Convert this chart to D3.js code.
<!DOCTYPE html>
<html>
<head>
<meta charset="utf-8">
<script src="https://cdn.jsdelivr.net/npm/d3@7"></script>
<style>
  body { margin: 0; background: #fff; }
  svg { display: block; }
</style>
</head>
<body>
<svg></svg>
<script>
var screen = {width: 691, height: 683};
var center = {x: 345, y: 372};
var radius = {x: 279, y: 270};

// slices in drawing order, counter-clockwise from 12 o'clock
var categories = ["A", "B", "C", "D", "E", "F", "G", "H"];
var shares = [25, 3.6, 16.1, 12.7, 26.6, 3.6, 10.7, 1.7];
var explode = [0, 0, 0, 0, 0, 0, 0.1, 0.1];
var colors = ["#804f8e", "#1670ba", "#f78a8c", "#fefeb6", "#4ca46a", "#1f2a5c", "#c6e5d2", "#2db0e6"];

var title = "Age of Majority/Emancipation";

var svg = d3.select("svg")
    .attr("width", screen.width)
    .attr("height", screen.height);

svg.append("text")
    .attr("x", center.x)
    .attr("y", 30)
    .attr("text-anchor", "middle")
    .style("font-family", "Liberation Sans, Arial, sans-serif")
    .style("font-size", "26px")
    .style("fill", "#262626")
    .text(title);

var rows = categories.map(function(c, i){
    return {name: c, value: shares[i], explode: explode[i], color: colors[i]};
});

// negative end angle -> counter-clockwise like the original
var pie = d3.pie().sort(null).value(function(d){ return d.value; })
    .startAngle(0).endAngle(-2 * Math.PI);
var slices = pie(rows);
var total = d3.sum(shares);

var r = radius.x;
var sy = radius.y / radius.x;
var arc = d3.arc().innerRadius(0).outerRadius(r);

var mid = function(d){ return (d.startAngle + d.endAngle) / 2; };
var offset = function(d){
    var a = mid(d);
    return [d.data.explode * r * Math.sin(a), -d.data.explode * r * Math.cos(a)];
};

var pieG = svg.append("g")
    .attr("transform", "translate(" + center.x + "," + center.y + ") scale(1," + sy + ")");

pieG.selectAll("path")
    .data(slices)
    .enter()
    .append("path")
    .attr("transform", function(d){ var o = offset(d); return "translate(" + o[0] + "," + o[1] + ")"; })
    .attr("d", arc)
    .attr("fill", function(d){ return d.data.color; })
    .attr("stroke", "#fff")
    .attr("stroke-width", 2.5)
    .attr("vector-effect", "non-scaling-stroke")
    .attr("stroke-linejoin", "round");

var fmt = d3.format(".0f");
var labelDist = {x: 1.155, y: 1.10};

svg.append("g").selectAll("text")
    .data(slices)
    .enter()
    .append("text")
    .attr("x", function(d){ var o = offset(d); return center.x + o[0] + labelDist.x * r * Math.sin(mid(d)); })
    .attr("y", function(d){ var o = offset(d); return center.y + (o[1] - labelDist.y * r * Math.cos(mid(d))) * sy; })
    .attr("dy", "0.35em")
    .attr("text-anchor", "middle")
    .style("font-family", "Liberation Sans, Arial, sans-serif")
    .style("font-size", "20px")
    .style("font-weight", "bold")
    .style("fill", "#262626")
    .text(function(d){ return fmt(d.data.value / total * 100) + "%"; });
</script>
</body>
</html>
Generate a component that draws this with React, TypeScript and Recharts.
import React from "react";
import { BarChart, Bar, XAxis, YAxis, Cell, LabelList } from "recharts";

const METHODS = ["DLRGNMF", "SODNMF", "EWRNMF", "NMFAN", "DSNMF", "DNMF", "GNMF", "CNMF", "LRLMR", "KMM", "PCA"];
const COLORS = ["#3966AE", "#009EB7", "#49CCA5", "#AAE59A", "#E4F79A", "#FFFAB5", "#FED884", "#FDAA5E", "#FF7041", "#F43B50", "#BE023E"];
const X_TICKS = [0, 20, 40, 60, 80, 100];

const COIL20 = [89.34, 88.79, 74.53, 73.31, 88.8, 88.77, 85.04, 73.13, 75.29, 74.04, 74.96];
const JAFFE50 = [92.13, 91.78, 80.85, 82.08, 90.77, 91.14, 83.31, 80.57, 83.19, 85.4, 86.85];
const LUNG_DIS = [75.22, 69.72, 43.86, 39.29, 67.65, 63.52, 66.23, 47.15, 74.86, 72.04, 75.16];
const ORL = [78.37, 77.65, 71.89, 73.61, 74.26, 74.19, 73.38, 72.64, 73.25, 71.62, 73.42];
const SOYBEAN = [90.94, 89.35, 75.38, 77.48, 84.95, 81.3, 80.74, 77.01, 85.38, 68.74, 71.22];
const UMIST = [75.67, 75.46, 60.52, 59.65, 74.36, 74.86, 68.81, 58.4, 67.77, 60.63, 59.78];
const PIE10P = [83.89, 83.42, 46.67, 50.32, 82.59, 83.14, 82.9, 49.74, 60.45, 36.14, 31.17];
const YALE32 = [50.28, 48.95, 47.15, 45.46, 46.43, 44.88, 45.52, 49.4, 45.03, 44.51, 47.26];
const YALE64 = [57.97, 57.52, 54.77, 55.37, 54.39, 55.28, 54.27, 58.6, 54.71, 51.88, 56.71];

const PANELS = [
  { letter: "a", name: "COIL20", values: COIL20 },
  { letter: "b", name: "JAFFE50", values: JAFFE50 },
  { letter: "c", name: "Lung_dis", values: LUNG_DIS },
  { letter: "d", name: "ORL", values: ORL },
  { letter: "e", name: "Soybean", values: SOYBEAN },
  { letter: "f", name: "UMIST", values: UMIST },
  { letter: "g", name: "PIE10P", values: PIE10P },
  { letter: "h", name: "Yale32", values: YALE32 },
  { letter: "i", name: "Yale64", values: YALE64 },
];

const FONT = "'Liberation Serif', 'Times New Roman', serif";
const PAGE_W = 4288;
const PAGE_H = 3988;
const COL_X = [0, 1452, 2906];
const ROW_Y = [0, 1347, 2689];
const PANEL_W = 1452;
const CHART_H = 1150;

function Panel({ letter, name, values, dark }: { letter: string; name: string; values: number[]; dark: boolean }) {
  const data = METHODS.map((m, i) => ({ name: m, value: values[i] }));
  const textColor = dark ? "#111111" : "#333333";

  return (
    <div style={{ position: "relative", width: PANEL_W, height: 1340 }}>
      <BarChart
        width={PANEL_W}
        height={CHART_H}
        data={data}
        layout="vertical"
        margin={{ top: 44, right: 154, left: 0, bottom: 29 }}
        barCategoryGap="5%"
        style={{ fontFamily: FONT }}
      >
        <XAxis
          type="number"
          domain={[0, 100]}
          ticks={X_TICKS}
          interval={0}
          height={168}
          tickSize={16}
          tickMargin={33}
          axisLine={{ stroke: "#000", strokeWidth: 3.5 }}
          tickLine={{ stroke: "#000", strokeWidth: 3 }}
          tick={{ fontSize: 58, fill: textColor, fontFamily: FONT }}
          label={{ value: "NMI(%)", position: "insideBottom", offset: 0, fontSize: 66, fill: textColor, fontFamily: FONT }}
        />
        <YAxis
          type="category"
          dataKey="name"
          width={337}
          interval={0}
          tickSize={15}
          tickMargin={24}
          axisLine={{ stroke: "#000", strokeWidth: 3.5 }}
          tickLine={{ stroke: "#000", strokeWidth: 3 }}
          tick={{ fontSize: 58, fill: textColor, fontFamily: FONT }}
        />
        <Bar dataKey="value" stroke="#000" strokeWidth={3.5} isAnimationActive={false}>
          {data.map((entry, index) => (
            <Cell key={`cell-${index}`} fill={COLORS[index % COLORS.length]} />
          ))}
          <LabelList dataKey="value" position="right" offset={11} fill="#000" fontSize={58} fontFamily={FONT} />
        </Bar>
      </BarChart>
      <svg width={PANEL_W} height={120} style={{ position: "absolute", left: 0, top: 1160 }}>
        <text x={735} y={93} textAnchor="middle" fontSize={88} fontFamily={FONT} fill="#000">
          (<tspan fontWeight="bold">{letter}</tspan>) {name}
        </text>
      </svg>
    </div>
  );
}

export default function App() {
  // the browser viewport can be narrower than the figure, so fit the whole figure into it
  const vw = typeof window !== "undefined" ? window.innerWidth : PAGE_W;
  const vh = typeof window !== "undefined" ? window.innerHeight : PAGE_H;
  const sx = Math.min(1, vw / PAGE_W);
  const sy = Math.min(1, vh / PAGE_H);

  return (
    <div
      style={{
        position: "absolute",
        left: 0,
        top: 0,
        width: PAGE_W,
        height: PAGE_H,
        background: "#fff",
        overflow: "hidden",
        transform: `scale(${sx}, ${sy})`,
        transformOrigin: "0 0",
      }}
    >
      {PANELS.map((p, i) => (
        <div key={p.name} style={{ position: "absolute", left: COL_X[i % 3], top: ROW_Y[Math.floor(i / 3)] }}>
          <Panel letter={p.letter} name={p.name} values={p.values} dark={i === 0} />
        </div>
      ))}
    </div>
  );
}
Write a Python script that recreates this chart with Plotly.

========================================================================

■ **What is needed**:
For the listing above, identify each line bearing "that".

■ **Full answer**:
Generate a component that draws this with React, TypeScript and Recharts.
Write a Python script that recreates this chart with Plotly.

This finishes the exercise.